Communication is the core of quality in the field of imaging. The best images obtained on the newest scanner and interpreted by the best-trained radiologist can be clinically useless if the results are not effectively communicated to the referring clinician. Often, the written report is the only interface between the radiologist and the clinician. Special care must, therefore, be given to the structuring of the report to ensure the message is delivered in an appropriate fashion. The final four Cs can be seen as tools to achieve that effective communication.
Clarity means that the opinion of the radiologist is clearly stated in the report. In the arena of oncologic imaging, this may mean definitively categorizing into one of the four criteria outlined in the World Health Organization (WHO) and RECIST (Response Evaluation Criteria In Solid Tumors) criteria6–8: complete response (CR), partial response (PR), stable disease (SD), or progressive disease (PD). Clarity does not necessarily imply a single diagnosis because many radiologic findings require an organized and logically ordered differential diagnosis. Further clarity can be achieved with the addition of next-steps, if appropriate.

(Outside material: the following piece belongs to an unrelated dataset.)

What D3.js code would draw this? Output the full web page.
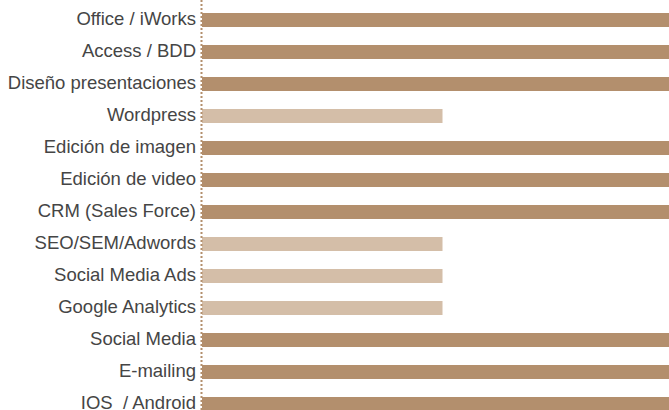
<!DOCTYPE html>
<html>
<head>
<meta charset="utf-8">
<script src="https://cdn.jsdelivr.net/npm/d3@7"></script>
<style>
  html, body { margin: 0; padding: 0; background: #fff; }
  svg { display: block; }
</style>
</head>
<body>
<div id="chart"></div>
<script>
// Skill levels (100 = full bar, 50 = half bar)
var skills = [
    "Office / iWorks", "Access / BDD", "Diseño presentaciones", "Wordpress",
    "Edición de imagen", "Edición de video", "CRM (Sales Force)", "SEO/SEM/Adwords",
    "Social Media Ads", "Google Analytics", "Social Media", "E-mailing", "IOS  / Android"
];
var levels = [100, 100, 100, 50, 100, 100, 100, 50, 50, 50, 100, 100, 100];

(function () {
    "use strict";

    var W = 669, H = 410;
    var left = 202, step = 32, barH = 14, top = 13;

    var svg = d3.select("#chart").append("svg")
        .attr("width", W)
        .attr("height", H);

    // full bar runs past the right edge of the frame
    var x = d3.scaleLinear().domain([0, 100]).range([left, 683]);
    var y = d3.scaleBand()
        .domain(skills)
        .range([top, top + step * (skills.length - 1) + barH])
        .paddingInner((step - barH) / step)
        .paddingOuter(0);

    // Bars
    svg.append("g").selectAll("rect")
        .data(skills)
        .enter().append("rect")
        .attr("x", x(0))
        .attr("y", function (d) { return y(d); })
        .attr("height", y.bandwidth())
        .attr("width", function (d, i) { return x(levels[i]) - x(0); })
        .attr("fill", function (d, i) { return levels[i] >= 100 ? "#b38f6d" : "#d4bea8"; });

    // Labels
    svg.append("g").selectAll("text")
        .data(skills)
        .enter().append("text")
        .attr("x", 196)
        .attr("y", function (d) { return y(d) + y.bandwidth() / 2; })
        .attr("dy", "0.27em")
        .attr("text-anchor", "end")
        .attr("fill", "#454545")
        .attr("font-family", "'Liberation Sans', Arial, Helvetica, sans-serif")
        .attr("font-size", "18.5px")
        .style("white-space", "pre")
        .text(function (d) { return d; });

    // Dotted baseline
    svg.append("line")
        .attr("x1", 201.5).attr("x2", 201.5)
        .attr("y1", 0).attr("y2", H)
        .attr("stroke", "#b38f6d")
        .attr("stroke-width", 2)
        .attr("stroke-dasharray", "2,2");
})();
</script>
</body>
</html>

1. IMV 2006 CT Market Summary Report. Des Plaines, IL: IMV Medical Information Division; 2006.
2. Armas R.R. Qualities of a good radiology report. AJR Am J Roentgenol. 1998;170:1110.
3. Reiner B.I., Knight N., Siegel E.L. Radiology reporting, past, present, and future: the radiologist’s perspective. J Am Coll Radiol. 2007;4:313-319.
4. Gunderman R.B., Nyce J.M. The tyranny of accuracy in radiologic education. Radiology. 2002;222:297-300.
5. Available at http://interactive.snm.org/docs/PET_PROS/ElementsofPETCTReporting.pdf
6. Miller A.B., Hoogstraten B., Staquet M., Winkler A. Reporting results of cancer treatment. Cancer. 1981;47:208-214.
7. Therasse P., Arbuck S.G., Eisenhauer E.A., et al. New guidelines to evaluate the response to treatment in solid tumors. European Organization for Research and Treatment of Cancer, National Cancer Institute of the United States, National Cancer Institute of Canada. J Natl Cancer Inst. 2000;92:205-216.
8. Eisenhauer E.A., Therasse P., Bogaerts J., et al. New response evaluation criteria in solid tumours: revised RECIST guideline (version 1.1). Eur J Cancer. 2009;45:228-247.